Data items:
[START]

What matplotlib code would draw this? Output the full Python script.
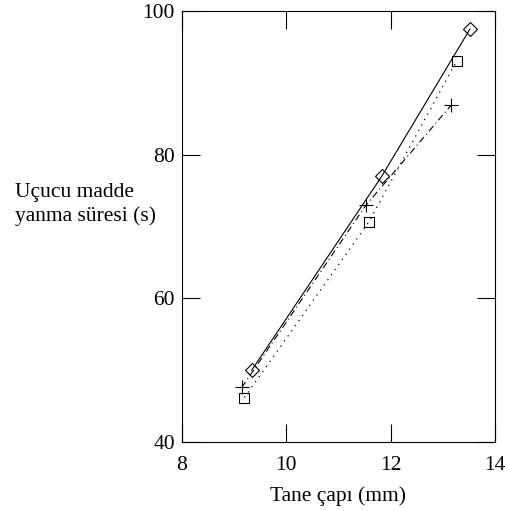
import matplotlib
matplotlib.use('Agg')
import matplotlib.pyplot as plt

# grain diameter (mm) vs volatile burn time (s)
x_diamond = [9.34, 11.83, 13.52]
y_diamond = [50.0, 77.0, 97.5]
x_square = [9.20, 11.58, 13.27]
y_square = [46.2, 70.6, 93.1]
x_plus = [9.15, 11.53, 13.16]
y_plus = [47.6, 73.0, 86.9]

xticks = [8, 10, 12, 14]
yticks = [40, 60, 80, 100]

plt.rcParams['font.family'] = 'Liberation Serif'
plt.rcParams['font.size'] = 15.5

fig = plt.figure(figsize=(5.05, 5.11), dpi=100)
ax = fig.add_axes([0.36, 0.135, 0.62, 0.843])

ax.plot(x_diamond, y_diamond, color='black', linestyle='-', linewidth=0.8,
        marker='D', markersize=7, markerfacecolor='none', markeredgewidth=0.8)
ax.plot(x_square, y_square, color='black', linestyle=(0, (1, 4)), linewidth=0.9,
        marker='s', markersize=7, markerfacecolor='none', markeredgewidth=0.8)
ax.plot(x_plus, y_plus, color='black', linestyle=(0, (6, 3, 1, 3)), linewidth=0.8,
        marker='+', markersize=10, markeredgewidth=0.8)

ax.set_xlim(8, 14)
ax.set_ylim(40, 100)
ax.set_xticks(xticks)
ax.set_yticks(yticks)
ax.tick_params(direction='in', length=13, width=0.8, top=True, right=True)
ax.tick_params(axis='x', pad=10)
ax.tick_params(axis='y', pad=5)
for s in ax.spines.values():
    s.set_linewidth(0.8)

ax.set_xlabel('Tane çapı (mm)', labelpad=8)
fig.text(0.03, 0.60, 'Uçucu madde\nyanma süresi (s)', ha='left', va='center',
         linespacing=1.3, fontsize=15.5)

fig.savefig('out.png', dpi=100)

[END]
[START]

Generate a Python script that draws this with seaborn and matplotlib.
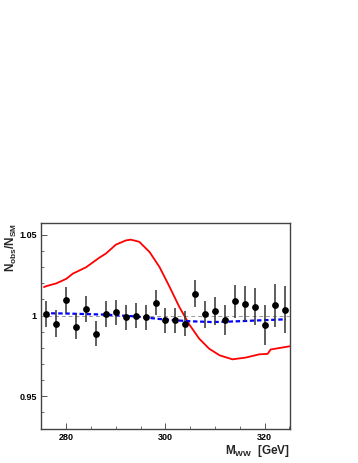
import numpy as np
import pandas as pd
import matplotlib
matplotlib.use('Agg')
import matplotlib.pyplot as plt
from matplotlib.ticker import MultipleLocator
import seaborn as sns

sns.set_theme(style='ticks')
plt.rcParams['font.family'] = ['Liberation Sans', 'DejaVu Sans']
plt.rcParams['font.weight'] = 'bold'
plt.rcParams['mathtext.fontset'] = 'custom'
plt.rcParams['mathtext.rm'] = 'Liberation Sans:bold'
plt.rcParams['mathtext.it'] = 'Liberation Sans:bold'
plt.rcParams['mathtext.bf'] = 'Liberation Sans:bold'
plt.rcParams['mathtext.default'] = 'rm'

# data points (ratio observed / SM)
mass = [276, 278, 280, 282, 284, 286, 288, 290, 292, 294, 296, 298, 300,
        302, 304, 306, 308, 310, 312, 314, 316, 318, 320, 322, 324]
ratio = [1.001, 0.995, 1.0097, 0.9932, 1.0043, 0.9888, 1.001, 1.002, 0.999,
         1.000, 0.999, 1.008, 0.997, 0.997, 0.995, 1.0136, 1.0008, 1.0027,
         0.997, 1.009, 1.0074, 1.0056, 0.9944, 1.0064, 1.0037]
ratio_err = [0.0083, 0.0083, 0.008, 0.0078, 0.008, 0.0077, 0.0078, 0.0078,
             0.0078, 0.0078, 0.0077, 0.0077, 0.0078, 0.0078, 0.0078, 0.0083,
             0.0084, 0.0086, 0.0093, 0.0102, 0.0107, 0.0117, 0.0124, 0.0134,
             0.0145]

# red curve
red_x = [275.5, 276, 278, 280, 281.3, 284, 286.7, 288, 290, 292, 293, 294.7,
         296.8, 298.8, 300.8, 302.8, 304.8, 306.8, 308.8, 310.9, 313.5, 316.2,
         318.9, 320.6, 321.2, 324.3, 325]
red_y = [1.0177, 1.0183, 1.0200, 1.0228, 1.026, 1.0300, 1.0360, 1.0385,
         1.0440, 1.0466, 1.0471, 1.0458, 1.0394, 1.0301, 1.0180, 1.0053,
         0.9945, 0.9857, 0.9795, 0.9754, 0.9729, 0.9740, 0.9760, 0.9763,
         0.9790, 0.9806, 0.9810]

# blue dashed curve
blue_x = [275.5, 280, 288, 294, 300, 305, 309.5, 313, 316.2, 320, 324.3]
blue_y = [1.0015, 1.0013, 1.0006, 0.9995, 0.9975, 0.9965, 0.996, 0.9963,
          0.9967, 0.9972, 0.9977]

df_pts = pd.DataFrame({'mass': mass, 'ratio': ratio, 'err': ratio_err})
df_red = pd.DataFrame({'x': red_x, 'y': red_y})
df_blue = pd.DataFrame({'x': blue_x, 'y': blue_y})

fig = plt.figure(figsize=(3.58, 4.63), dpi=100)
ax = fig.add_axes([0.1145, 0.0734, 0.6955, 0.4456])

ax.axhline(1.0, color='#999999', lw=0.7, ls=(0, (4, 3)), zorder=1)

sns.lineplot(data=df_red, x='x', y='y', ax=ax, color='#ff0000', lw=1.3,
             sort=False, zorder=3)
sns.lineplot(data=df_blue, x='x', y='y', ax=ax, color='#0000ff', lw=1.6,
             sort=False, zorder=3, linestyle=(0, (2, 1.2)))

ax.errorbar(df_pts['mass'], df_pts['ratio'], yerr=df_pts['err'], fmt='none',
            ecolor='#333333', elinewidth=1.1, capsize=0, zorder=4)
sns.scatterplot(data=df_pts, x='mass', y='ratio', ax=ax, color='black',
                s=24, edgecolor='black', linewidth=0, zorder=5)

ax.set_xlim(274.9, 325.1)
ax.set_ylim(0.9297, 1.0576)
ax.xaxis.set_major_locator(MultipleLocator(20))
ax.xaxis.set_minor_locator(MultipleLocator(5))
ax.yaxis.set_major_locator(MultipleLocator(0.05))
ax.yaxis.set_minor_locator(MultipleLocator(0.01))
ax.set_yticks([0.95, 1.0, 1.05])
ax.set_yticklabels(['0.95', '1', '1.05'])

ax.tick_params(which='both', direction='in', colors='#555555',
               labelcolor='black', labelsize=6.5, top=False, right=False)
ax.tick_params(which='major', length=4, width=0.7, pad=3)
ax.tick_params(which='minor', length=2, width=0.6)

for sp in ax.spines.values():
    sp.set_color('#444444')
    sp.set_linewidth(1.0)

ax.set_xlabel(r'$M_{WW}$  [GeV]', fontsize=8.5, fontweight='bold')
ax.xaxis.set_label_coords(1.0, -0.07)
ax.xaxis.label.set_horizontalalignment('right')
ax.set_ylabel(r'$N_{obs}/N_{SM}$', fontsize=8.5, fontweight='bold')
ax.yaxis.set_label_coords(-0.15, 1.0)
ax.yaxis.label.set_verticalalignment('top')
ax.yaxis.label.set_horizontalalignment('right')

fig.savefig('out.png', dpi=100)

[END]

● THE EXERCISE: Filter the records above for lines containing the word "script", and copy those lines.

● SOLUTION TO THIS EXERCISE:
What matplotlib code would draw this? Output the full Python script.
Generate a Python script that draws this with seaborn and matplotlib.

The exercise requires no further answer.